CHALLENGE |
Only the lines from the start of the data below through the line that contains "from matplotlib.patches import Polygon" are to be copied, exactly and without pictures.

++++++

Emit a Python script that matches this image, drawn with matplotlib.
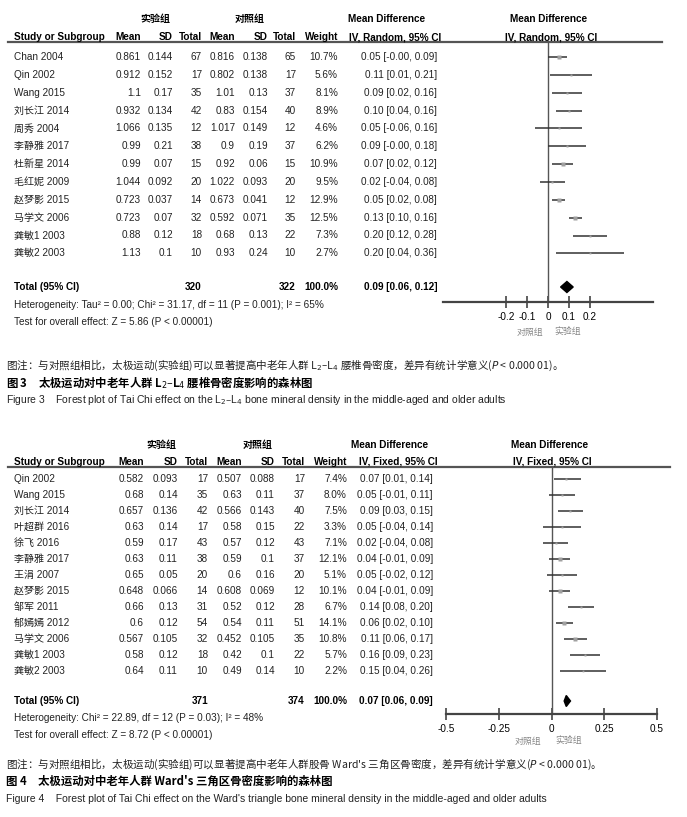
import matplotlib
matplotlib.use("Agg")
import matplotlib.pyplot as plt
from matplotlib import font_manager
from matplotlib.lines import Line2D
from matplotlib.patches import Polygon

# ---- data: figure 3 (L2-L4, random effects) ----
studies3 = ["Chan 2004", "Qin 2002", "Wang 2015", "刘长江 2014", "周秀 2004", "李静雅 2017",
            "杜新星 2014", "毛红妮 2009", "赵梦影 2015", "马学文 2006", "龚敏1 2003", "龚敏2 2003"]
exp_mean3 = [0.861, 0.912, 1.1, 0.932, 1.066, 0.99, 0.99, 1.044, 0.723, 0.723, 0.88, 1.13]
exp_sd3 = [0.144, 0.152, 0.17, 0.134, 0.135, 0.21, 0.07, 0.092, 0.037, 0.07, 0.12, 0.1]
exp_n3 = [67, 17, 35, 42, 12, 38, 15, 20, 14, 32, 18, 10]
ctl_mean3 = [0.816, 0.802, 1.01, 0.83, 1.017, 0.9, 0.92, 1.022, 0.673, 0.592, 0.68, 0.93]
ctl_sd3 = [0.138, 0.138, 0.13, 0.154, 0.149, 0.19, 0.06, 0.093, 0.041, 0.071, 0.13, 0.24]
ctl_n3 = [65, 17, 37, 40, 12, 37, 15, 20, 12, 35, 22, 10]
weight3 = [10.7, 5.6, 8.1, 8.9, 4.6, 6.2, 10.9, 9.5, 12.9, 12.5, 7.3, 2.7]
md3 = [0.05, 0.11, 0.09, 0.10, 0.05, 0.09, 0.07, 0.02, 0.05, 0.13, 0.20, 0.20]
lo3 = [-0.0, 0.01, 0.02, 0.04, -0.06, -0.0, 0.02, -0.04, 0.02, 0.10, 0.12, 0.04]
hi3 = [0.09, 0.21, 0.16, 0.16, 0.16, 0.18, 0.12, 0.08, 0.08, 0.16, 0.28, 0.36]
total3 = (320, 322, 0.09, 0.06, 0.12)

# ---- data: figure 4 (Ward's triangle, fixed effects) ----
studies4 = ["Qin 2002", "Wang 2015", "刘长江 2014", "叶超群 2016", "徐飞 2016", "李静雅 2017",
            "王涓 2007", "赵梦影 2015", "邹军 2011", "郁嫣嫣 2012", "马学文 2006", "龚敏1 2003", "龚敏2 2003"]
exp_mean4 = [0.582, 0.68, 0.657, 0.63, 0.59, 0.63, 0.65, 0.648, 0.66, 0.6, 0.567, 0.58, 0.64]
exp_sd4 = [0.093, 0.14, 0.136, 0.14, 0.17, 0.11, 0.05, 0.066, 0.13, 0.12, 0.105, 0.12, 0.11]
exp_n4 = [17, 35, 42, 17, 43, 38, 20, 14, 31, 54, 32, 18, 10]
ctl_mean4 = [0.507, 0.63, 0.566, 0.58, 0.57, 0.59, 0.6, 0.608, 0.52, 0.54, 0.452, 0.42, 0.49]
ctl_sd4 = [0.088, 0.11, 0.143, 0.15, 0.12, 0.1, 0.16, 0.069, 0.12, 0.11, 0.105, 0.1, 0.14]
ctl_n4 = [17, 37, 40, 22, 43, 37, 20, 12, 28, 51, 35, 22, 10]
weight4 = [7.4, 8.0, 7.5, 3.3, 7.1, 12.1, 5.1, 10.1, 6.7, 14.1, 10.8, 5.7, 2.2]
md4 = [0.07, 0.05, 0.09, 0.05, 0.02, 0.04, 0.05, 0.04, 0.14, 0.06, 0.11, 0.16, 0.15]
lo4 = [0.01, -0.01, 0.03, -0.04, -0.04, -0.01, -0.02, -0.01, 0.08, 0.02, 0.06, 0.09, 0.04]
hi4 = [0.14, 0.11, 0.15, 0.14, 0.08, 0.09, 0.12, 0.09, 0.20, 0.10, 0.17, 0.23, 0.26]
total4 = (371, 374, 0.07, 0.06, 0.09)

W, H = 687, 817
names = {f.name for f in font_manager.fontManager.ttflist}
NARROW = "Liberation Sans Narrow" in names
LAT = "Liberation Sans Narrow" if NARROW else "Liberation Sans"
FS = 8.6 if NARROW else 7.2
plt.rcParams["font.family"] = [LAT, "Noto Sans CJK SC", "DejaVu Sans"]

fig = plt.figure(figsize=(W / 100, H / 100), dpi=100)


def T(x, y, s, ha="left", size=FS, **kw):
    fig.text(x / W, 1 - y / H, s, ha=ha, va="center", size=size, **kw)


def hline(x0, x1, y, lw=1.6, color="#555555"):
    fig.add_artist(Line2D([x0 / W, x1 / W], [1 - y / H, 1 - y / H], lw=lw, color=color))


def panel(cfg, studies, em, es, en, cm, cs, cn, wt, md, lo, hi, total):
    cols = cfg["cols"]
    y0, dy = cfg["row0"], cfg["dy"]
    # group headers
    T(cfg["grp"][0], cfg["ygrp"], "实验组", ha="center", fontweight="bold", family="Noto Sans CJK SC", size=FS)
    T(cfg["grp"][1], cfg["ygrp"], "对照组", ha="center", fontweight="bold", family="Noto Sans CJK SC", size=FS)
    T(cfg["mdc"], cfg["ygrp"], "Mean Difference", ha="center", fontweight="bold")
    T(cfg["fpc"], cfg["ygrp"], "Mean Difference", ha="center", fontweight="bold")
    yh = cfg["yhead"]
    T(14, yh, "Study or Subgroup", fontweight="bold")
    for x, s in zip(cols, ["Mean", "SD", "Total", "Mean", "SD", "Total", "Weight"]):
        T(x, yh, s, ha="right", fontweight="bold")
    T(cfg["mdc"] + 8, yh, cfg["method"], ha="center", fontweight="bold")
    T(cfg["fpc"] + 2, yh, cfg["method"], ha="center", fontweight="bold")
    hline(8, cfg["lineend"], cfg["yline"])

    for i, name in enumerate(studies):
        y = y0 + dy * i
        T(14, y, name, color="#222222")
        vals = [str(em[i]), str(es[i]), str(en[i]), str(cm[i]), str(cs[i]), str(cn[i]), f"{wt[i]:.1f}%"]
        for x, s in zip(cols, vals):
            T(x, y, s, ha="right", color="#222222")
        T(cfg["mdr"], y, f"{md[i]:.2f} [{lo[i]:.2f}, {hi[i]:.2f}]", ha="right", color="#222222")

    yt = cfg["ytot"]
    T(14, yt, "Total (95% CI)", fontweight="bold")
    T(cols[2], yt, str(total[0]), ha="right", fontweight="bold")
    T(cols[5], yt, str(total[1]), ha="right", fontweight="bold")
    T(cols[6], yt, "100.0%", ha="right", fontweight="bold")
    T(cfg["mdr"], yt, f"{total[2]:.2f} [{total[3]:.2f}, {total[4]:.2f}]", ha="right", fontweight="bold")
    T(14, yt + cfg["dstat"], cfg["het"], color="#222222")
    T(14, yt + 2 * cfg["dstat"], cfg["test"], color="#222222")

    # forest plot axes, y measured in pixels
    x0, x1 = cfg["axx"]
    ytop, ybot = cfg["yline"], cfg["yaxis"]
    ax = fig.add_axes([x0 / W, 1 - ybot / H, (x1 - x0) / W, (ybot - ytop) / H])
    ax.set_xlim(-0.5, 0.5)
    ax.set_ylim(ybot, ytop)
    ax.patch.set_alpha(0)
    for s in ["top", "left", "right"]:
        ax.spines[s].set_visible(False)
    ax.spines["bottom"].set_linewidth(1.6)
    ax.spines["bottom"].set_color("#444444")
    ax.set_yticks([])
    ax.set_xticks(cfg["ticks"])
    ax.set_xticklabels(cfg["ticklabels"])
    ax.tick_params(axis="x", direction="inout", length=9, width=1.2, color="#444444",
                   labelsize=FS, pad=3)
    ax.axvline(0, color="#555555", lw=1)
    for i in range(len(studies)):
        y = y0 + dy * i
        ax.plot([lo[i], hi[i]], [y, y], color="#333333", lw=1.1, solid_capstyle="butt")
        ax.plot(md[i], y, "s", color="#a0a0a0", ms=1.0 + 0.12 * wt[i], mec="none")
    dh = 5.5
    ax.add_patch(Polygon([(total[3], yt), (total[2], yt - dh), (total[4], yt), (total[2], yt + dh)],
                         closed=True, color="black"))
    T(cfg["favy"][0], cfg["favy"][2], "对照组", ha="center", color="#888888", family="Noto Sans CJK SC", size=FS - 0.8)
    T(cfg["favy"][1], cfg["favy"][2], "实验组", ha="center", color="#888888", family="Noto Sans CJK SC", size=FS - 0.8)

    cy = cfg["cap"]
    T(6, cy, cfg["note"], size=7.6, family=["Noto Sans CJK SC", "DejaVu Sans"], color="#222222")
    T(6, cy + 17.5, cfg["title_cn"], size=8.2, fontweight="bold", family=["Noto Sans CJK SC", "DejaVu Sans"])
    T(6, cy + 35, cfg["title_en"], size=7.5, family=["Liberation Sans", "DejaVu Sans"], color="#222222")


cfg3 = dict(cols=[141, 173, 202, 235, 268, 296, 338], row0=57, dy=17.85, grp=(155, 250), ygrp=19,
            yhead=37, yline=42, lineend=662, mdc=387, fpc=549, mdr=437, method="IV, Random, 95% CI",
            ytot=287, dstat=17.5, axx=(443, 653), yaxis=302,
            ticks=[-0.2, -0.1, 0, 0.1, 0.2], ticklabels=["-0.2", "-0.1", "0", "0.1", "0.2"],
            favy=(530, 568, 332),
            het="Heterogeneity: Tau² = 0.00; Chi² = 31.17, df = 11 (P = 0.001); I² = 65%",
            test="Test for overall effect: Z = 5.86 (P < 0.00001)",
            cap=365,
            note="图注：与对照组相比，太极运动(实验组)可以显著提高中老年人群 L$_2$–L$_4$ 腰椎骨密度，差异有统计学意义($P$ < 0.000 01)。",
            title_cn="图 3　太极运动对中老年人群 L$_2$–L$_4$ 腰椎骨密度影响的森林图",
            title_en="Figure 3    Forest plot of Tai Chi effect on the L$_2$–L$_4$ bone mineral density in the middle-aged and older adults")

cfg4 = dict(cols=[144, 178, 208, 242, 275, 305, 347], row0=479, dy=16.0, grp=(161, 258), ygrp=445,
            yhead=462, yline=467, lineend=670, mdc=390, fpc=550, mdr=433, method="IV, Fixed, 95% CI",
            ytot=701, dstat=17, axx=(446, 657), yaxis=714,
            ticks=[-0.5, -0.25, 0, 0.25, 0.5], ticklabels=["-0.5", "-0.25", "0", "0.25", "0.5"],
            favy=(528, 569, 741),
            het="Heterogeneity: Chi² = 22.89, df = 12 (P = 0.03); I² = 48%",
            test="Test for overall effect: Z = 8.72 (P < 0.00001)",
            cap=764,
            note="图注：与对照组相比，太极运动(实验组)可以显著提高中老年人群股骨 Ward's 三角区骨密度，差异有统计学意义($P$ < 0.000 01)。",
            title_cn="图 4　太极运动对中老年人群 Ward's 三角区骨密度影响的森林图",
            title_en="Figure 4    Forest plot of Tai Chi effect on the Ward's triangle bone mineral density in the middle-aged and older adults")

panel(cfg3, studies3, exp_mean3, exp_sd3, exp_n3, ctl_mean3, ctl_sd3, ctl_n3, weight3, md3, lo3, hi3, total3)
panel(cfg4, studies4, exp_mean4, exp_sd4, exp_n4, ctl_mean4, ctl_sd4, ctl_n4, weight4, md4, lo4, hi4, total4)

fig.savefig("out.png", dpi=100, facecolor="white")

++++++

SOLUTION FOR THIS EXERCISE |
Emit a Python script that matches this image, drawn with matplotlib.
import matplotlib
matplotlib.use("Agg")
import matplotlib.pyplot as plt
from matplotlib import font_manager
from matplotlib.lines import Line2D
from matplotlib.patches import Polygon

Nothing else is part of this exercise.